Task brief:
Print all of the lines exactly. Any picture among them stays out.

┌─ Information provided

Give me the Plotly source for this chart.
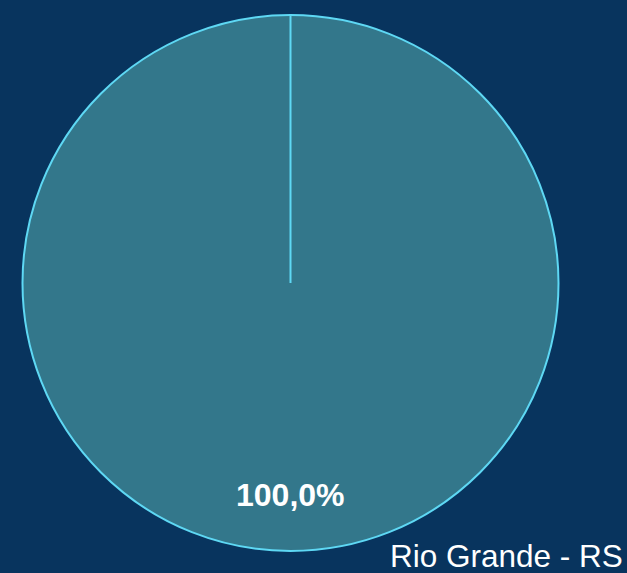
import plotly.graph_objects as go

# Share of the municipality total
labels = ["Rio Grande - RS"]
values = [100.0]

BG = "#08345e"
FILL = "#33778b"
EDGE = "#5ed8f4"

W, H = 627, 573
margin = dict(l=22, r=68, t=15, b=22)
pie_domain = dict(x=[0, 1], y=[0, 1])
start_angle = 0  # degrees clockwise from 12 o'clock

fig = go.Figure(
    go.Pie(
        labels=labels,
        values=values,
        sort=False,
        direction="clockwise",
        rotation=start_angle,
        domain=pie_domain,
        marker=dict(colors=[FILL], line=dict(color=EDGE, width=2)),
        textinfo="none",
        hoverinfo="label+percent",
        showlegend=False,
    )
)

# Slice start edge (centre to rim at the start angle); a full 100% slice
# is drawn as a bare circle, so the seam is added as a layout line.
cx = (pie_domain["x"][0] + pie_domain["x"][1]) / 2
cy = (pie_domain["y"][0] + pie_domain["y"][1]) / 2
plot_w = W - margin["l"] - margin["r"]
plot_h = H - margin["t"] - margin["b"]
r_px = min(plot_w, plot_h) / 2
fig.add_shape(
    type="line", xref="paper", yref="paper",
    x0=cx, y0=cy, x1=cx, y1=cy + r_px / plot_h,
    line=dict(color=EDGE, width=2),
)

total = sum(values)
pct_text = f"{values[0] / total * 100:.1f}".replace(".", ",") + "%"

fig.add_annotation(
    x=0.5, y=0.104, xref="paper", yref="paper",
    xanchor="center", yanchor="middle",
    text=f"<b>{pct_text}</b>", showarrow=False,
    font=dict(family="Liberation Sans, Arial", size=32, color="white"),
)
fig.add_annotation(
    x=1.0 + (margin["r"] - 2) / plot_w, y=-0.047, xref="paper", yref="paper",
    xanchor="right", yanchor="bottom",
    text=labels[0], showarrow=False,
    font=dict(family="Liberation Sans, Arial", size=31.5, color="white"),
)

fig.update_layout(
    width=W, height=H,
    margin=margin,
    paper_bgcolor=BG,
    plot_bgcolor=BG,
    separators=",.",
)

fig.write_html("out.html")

└─

Answer to the problem:
Give me the Plotly source for this chart.
import plotly.graph_objects as go

# Share of the municipality total
labels = ["Rio Grande - RS"]
values = [100.0]

BG = "#08345e"
FILL = "#33778b"
EDGE = "#5ed8f4"

W, H = 627, 573
margin = dict(l=22, r=68, t=15, b=22)
pie_domain = dict(x=[0, 1], y=[0, 1])
start_angle = 0  # degrees clockwise from 12 o'clock

fig = go.Figure(
    go.Pie(
        labels=labels,
        values=values,
        sort=False,
        direction="clockwise",
        rotation=start_angle,
        domain=pie_domain,
        marker=dict(colors=[FILL], line=dict(color=EDGE, width=2)),
        textinfo="none",
        hoverinfo="label+percent",
        showlegend=False,
    )
)

# Slice start edge (centre to rim at the start angle); a full 100% slice
# is drawn as a bare circle, so the seam is added as a layout line.
cx = (pie_domain["x"][0] + pie_domain["x"][1]) / 2
cy = (pie_domain["y"][0] + pie_domain["y"][1]) / 2
plot_w = W - margin["l"] - margin["r"]
plot_h = H - margin["t"] - margin["b"]
r_px = min(plot_w, plot_h) / 2
fig.add_shape(
    type="line", xref="paper", yref="paper",
    x0=cx, y0=cy, x1=cx, y1=cy + r_px / plot_h,
    line=dict(color=EDGE, width=2),
)

total = sum(values)
pct_text = f"{values[0] / total * 100:.1f}".replace(".", ",") + "%"

fig.add_annotation(
    x=0.5, y=0.104, xref="paper", yref="paper",
    xanchor="center", yanchor="middle",
    text=f"<b>{pct_text}</b>", showarrow=False,
    font=dict(family="Liberation Sans, Arial", size=32, color="white"),
)
fig.add_annotation(
    x=1.0 + (margin["r"] - 2) / plot_w, y=-0.047, xref="paper", yref="paper",
    xanchor="right", yanchor="bottom",
    text=labels[0], showarrow=False,
    font=dict(family="Liberation Sans, Arial", size=31.5, color="white"),
)

fig.update_layout(
    width=W, height=H,
    margin=margin,
    paper_bgcolor=BG,
    plot_bgcolor=BG,
    separators=",.",
)

fig.write_html("out.html")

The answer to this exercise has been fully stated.